I don’t see how the discussion can so quickly turn to Earth’s temperature. It’s own variability, short term and long term, produces such fluctuating noise that any Solar affects will be buried in it. I prefer to stick to the paper at hand in our discussion. Confounding it with Earth’s temperature just messes up the flow.
I am surprised to see this old paper as a new topic on WUWT, but it has some useful data. The authors use the INTCAL98 data that I also used in my paper as a reasonably good record of the repeating nature of grand minima, but they make two rather large mistakes. The record after 1950 is very suspect and their blue line depicting grand minima is way too low.
REPLY: I missed the paper the first time around, so it is “news” to me. – Anthony
@Leif Svalgaard
>About the Beryllium record:
http://www.leif.org/EOS/2009GL038004-Berggren.pdf
“Recent 10Be values are low; however, they do not indicate unusually high recent solar activity compared to the last 600 years.”
++++
Thanks for the link. The paper addresses the issue you raise before about wind-blown 10Be and puts a tentative figure on it (30%).

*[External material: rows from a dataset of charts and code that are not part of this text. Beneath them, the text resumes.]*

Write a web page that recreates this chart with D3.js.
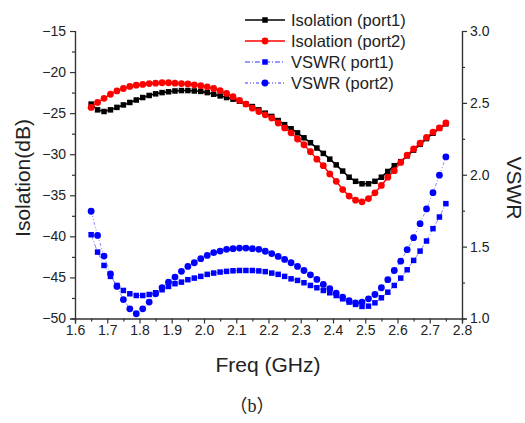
<!DOCTYPE html>
<html>
<head>
<meta charset="utf-8">
<script src="https://cdn.jsdelivr.net/npm/d3@7"></script>
<style>
  html, body { margin: 0; padding: 0; background: #fff; }
  svg { display: block; }
  text { font-family: "Liberation Sans", Arial, sans-serif; fill: #222; }
</style>
</head>
<body>
<script>
// frequency points (GHz)
var freq = [1.65, 1.67, 1.69, 1.71, 1.73, 1.75, 1.77, 1.79, 1.81, 1.83, 1.85, 1.87, 1.89, 1.91,
  1.93, 1.95, 1.97, 1.99, 2.01, 2.03, 2.05, 2.07, 2.09, 2.11, 2.13, 2.15, 2.17, 2.19,
  2.21, 2.23, 2.25, 2.27, 2.29, 2.31, 2.33, 2.35, 2.37, 2.39, 2.41, 2.43, 2.45, 2.47,
  2.49, 2.51, 2.53, 2.55, 2.57, 2.59, 2.61, 2.63, 2.65, 2.67, 2.69, 2.71, 2.73, 2.75];

// isolation (dB), left axis
var isoPort1 = [-23.9, -24.6, -24.8, -24.6, -24.3, -24.0, -23.7, -23.4, -23.1, -22.85, -22.65, -22.5, -22.4, -22.3,
  -22.25, -22.25, -22.3, -22.35, -22.5, -22.7, -22.9, -23.1, -23.3, -23.55, -23.9, -24.2, -24.6, -25.0,
  -25.4, -25.9, -26.4, -26.9, -27.4, -28.0, -28.6, -29.25, -29.9, -30.6, -31.3, -32.05, -32.8, -33.3,
  -33.6, -33.6, -33.3, -32.8, -32.1, -31.4, -30.9, -30.2, -29.5, -28.8, -28.1, -27.45, -26.85, -26.3];
var isoPort2 = [-24.3, -23.7, -23.2, -22.7, -22.3, -22.0, -21.75, -21.6, -21.5, -21.4, -21.35, -21.3, -21.3, -21.35,
  -21.4, -21.45, -21.55, -21.65, -21.8, -22.0, -22.25, -22.6, -23.0, -23.45, -23.9, -24.4, -24.8, -25.2,
  -25.6, -26.2, -26.8, -27.4, -28.15, -28.85, -29.7, -30.6, -31.4, -32.4, -33.3, -34.3, -35.1, -35.6,
  -35.8, -35.4, -34.7, -33.8, -32.8, -32.0, -31.0, -30.1, -29.35, -28.65, -27.95, -27.3, -26.8, -26.2];

// VSWR, right axis
var vswrPort1 = [1.583, 1.462, 1.369, 1.293, 1.230, 1.195, 1.172, 1.160, 1.160, 1.167, 1.179, 1.200, 1.223, 1.242,
  1.253, 1.270, 1.281, 1.293, 1.307, 1.316, 1.323, 1.328, 1.332, 1.334, 1.334, 1.334, 1.331, 1.326,
  1.316, 1.307, 1.293, 1.276, 1.265, 1.249, 1.230, 1.214, 1.195, 1.179, 1.160, 1.137, 1.114, 1.098,
  1.084, 1.086, 1.109, 1.144, 1.183, 1.230, 1.281, 1.339, 1.404, 1.469, 1.539, 1.625, 1.706, 1.799];
var vswrPort2 = [1.746, 1.578, 1.434, 1.311, 1.223, 1.132, 1.067, 1.033, 1.067, 1.114, 1.172, 1.214, 1.253, 1.288,
  1.328, 1.362, 1.388, 1.416, 1.439, 1.458, 1.469, 1.481, 1.486, 1.490, 1.490, 1.486, 1.481, 1.468,
  1.451, 1.432, 1.411, 1.388, 1.362, 1.334, 1.304, 1.272, 1.237, 1.207, 1.176, 1.148, 1.125, 1.109,
  1.114, 1.137, 1.167, 1.214, 1.270, 1.334, 1.399, 1.479, 1.562, 1.660, 1.762, 1.875, 1.997, 2.124];

var xTicks = [1.6, 1.7, 1.8, 1.9, 2.0, 2.1, 2.2, 2.3, 2.4, 2.5, 2.6, 2.7, 2.8];
var yLeftTicks = [-15, -20, -25, -30, -35, -40, -45, -50];
var yRightTicks = [1.0, 1.5, 2.0, 2.5, 3.0];
var legendLabels = ["Isolation (port1)", "Isolation (port2)", "VSWR( port1)", "VSWR (port2)"];

var width = 525, height = 423;
var svg = d3.select("body").append("svg")
    .attr("width", width)
    .attr("height", height);

var x = d3.scaleLinear().domain([1.6, 2.8]).range([75, 462]);
var yL = d3.scaleLinear().domain([-50, -15]).range([318.5, 31]);
var yR = d3.scaleLinear().domain([1, 3]).range([318.5, 31]);

// minor ticks
var xMinor = xTicks.slice(0, -1).map(function (d) { return d + 0.05; });
var yLeftMinor = yLeftTicks.slice(1).map(function (d) { return d + 2.5; });
var yRightMinor = yRightTicks.slice(0, -1).map(function (d) { return d + 0.25; });

function styleAxis(g) {
    g.attr("font-size", 14).attr("font-family", "'Liberation Sans', Arial, sans-serif");
    g.selectAll("path.domain").attr("stroke", "#333").attr("stroke-width", 1.2);
    g.selectAll(".tick line").attr("stroke", "#333").attr("stroke-width", 1.2);
    g.selectAll("text").attr("fill", "#222");
}

svg.append("g")
    .attr("transform", "translate(0,318.5)")
    .call(d3.axisBottom(x).tickValues(xMinor).tickSize(3).tickFormat(""))
    .call(styleAxis);
svg.append("g")
    .attr("transform", "translate(0,318.5)")
    .call(d3.axisBottom(x).tickValues(xTicks).tickSize(5).tickPadding(2).tickFormat(d3.format(".1f")))
    .call(styleAxis);

svg.append("g")
    .attr("transform", "translate(75,0)")
    .call(d3.axisLeft(yL).tickValues(yLeftMinor).tickSize(3).tickFormat(""))
    .call(styleAxis);
svg.append("g")
    .attr("transform", "translate(75,0)")
    .call(d3.axisLeft(yL).tickValues(yLeftTicks).tickSize(5).tickPadding(4).tickFormat(d3.format("d")))
    .call(styleAxis);

svg.append("g")
    .attr("transform", "translate(462,0)")
    .call(d3.axisRight(yR).tickValues(yRightMinor).tickSize(3).tickFormat(""))
    .call(styleAxis);
svg.append("g")
    .attr("transform", "translate(462,0)")
    .call(d3.axisRight(yR).tickValues(yRightTicks).tickSize(5).tickPadding(3).tickFormat(d3.format(".1f")))
    .call(styleAxis);

// axis titles
svg.append("text")
    .attr("transform", "translate(30,178) rotate(-90)")
    .attr("text-anchor", "middle")
    .style("font-size", "21px")
    .text("Isolation(dB)");
svg.append("text")
    .attr("transform", "translate(507,188) rotate(90)")
    .attr("text-anchor", "middle")
    .style("font-size", "21px")
    .text("VSWR");
svg.append("text")
    .attr("x", 268)
    .attr("y", 372)
    .attr("text-anchor", "middle")
    .style("font-size", "21px")
    .text("Freq (GHz)");

// caption: full-width brackets with a serif b
var caption = svg.append("text")
    .attr("x", 252)
    .attr("y", 412)
    .attr("text-anchor", "middle")
    .style("font-size", "18px");
caption.append("tspan").style("font-family", "'Noto Sans CJK SC', sans-serif").text("（");
caption.append("tspan").style("font-family", "'Liberation Serif', serif").text("b");
caption.append("tspan").style("font-family", "'Noto Sans CJK SC', sans-serif").text("）");

var series = [
    {vals: isoPort1, y: yL, color: "#000", width: 1.6, dash: null, shape: "square", size: 5.5},
    {vals: isoPort2, y: yL, color: "#ff0000", width: 1.4, dash: null, shape: "circle", size: 3.4},
    {vals: vswrPort1, y: yR, color: "#0000ff", width: 0.8, dash: "5,2,1,2", shape: "square", size: 5.5},
    {vals: vswrPort2, y: yR, color: "#0000ff", width: 0.8, dash: "3,2,1,2,1,2", shape: "circle", size: 3.4}
];

series.forEach(function (s) {
    var pts = freq.map(function (f, i) { return [f, s.vals[i]]; });
    var line = d3.line()
        .x(function (d) { return x(d[0]); })
        .y(function (d) { return s.y(d[1]); });
    svg.append("path")
        .datum(pts)
        .attr("d", line)
        .attr("fill", "none")
        .attr("stroke", s.color)
        .attr("stroke-width", s.width)
        .attr("stroke-dasharray", s.dash)
        .attr("stroke-opacity", s.dash ? 0.6 : 1);
    drawMarkers(svg.append("g"), pts.map(function (d) { return [x(d[0]), s.y(d[1])]; }), s);
});

function drawMarkers(g, pts, s) {
    if (s.shape === "square") {
        g.selectAll("rect").data(pts).enter().append("rect")
            .attr("x", function (d) { return d[0] - s.size / 2; })
            .attr("y", function (d) { return d[1] - s.size / 2; })
            .attr("width", s.size)
            .attr("height", s.size)
            .attr("fill", s.color);
    } else {
        g.selectAll("circle").data(pts).enter().append("circle")
            .attr("cx", function (d) { return d[0]; })
            .attr("cy", function (d) { return d[1]; })
            .attr("r", s.size)
            .attr("fill", s.color);
    }
}

// legend
var legendRows = [20, 41, 62, 83];
series.forEach(function (s, i) {
    var yy = legendRows[i];
    svg.append("line")
        .attr("x1", 245).attr("x2", 285)
        .attr("y1", yy).attr("y2", yy)
        .attr("stroke", s.color)
        .attr("stroke-width", s.dash ? 1 : 1.6)
        .attr("stroke-dasharray", s.dash)
        .attr("stroke-opacity", s.dash ? 0.8 : 1);
    drawMarkers(svg.append("g"), [[265, yy]], s);
    svg.append("text")
        .attr("x", 291)
        .attr("y", yy + 6)
        .style("font-size", "16.5px")
        .text(legendLabels[i]);
});
</script>
</body>
</html>
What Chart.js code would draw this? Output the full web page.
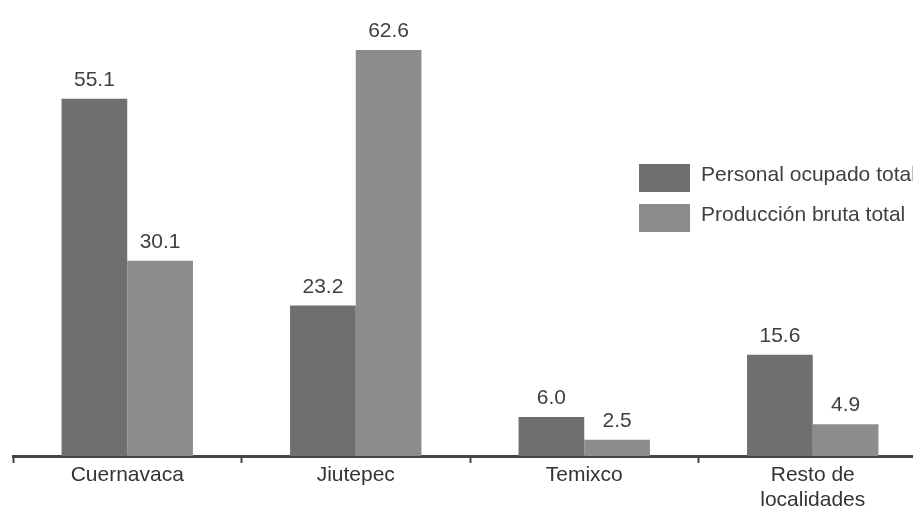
<!DOCTYPE html>
<html>
<head>
<meta charset="utf-8">
<script src="https://cdn.jsdelivr.net/npm/chart.js@4"></script>
<style>
  html, body { margin: 0; padding: 0; background: #fff; overflow: hidden; }
  #wrap { width: 930px; height: 507px; position: relative; }
</style>
</head>
<body>
<div id="wrap"><canvas id="chart"></canvas></div>
<script>
// categories and series (percent)
const places = ["Cuernavaca", "Jiutepec", "Temixco", ["Resto de", "localidades"]];
const personal = [55.1, 23.2, 6.0, 15.6];
const produccion = [30.1, 62.6, 2.5, 4.9];
const seriesNames = ["Personal ocupado total", "Producción bruta total"];
const colors = ["#6f6f6f", "#8c8c8c"];

const FONT = "'Liberation Sans', Arial, sans-serif";

// value labels above each bar
const barLabels = {
  id: "barLabels",
  afterDatasetsDraw(chart) {
    const ctx = chart.ctx;
    ctx.save();
    ctx.font = "21px " + FONT;
    ctx.fillStyle = "#404040";
    ctx.textAlign = "center";
    ctx.textBaseline = "alphabetic";
    chart.data.datasets.forEach((ds, i) => {
      chart.getDatasetMeta(i).data.forEach((bar, j) => {
        ctx.fillText(ds.data[j].toFixed(1), bar.x, bar.y - 13);
      });
    });
    ctx.restore();
  }
};

// legend boxes in the upper right
const sideLegend = {
  id: "sideLegend",
  afterDraw(chart) {
    const ctx = chart.ctx;
    ctx.save();
    ctx.font = "21px " + FONT;
    ctx.textBaseline = "middle";
    chart.data.datasets.forEach((ds, i) => {
      const top = 164 + i * 40;
      ctx.fillStyle = ds.backgroundColor;
      ctx.fillRect(639, top, 51, 28);
      ctx.fillStyle = "#404040";
      ctx.fillText(ds.label, 701, top + 11);
    });
    ctx.restore();
  }
};

new Chart(document.getElementById("chart"), {
  type: "bar",
  data: {
    labels: places,
    datasets: [
      { label: seriesNames[0], data: personal, backgroundColor: colors[0] },
      { label: seriesNames[1], data: produccion, backgroundColor: colors[1] }
    ]
  },
  options: {
    responsive: true,
    maintainAspectRatio: false,
    animation: false,
    layout: { padding: { top: 2, left: 13, right: 3, bottom: 0 } },
    datasets: { bar: { categoryPercentage: 0.575, barPercentage: 1.0 } },
    plugins: {
      legend: { display: false },
      tooltip: { enabled: false }
    },
    scales: {
      x: {
        afterFit(scale) { scale.height = 51; },
        grid: {
          offset: true,
          drawOnChartArea: false,
          drawTicks: true,
          tickLength: 7,
          tickWidth: 2,
          tickColor: "#444"
        },
        border: { display: true, color: "#444", width: 3 },
        ticks: {
          color: "#333",
          padding: 0,
          font: { family: FONT, size: 21, lineHeight: 1.17 }
        }
      },
      y: {
        display: false,
        min: 0,
        max: 70
      }
    }
  },
  plugins: [barLabels, sideLegend]
});
</script>
</body>
</html>
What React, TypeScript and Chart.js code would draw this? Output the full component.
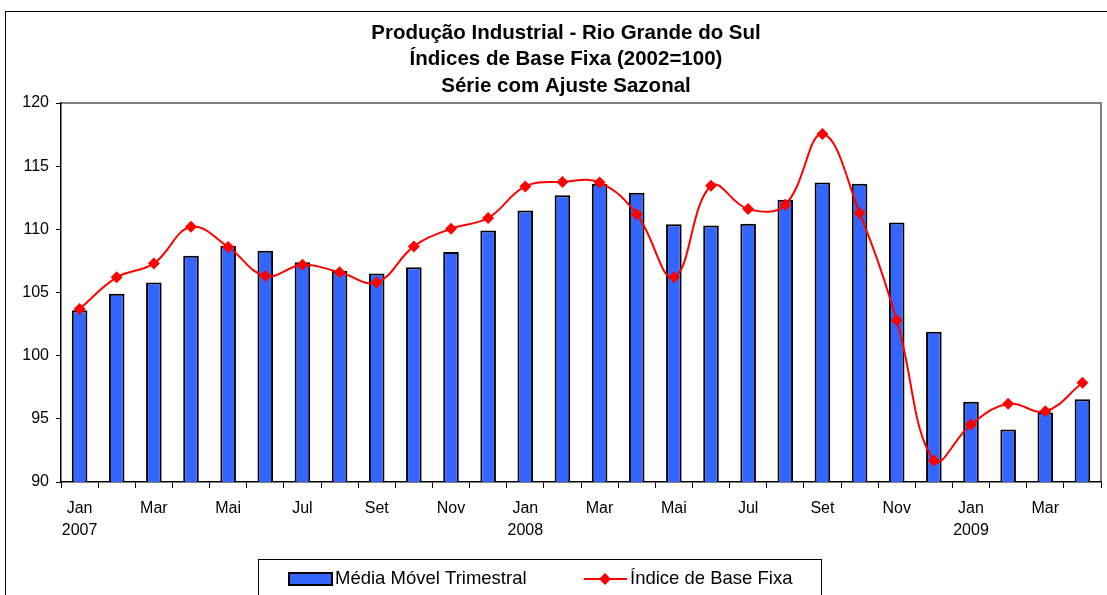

“…they do not indicate unusually high…” Well, yeah, but they also indicate ‘pretty high’ values, you could even say, ‘equal to the highest’ values present in the record. Looking at Figure 1 it is pretty clear your definition of ‘unusually high’ must mean ‘pretty goldarned high’ because the 10Be concentration drops a lot.
With reference to the paper above, there is certainly support in doi:10.1029/2009GL038004, 2009 for the idea that solar activity has been ‘higher lately’ than before (say 120 years before) and I concluded that the warming observed from 1975-1998 has been almost entirely caused by this. Given the quite separate demonstrations that there are significant negative temperature feedback mechanisms in the atmosphere, the attribution of global warming during that recent period is unlikely to have been caused principally by fossil-fuel sourced anthropogenic emissions of CO2 and land use changes, p = <0.05. Until the temperatures are corrected for solar activity, the AG component will remain undetectable. As the IPCC denies any meaningful solar component, don't expect much from AR5.
PS Where did I get that p value? I made it up! It is my opinion. After all, this is climate! Dr Bill Mollison told me that 87% of statistics were made up and I still believe him. :~)
Notice the large gap between the Medieval warm Period temperature anomaly and the 10Be sunspot proxy. It’s almost comical. (hmm… I wonder if Solanki works for NOAA!)
The figure 17 that Anthony quotes from this Usoskin 2008/2010 paper is the same as figure 3 from Usoskin’s 2007 paper on grand maxima and minima:
http://cc.oulu.fi/~usoskin/personal/aa7704-07.pdf
The 2008/2010 paper is written as a survey paper and it provides a lot of background on the isotope proxies, the process of deposition, and factors that have to be accounted to use them accurately, but at least as far as Usoskin’s own work, this background is not affecting his results, but is just giving a fuller picture of how they were arrived at.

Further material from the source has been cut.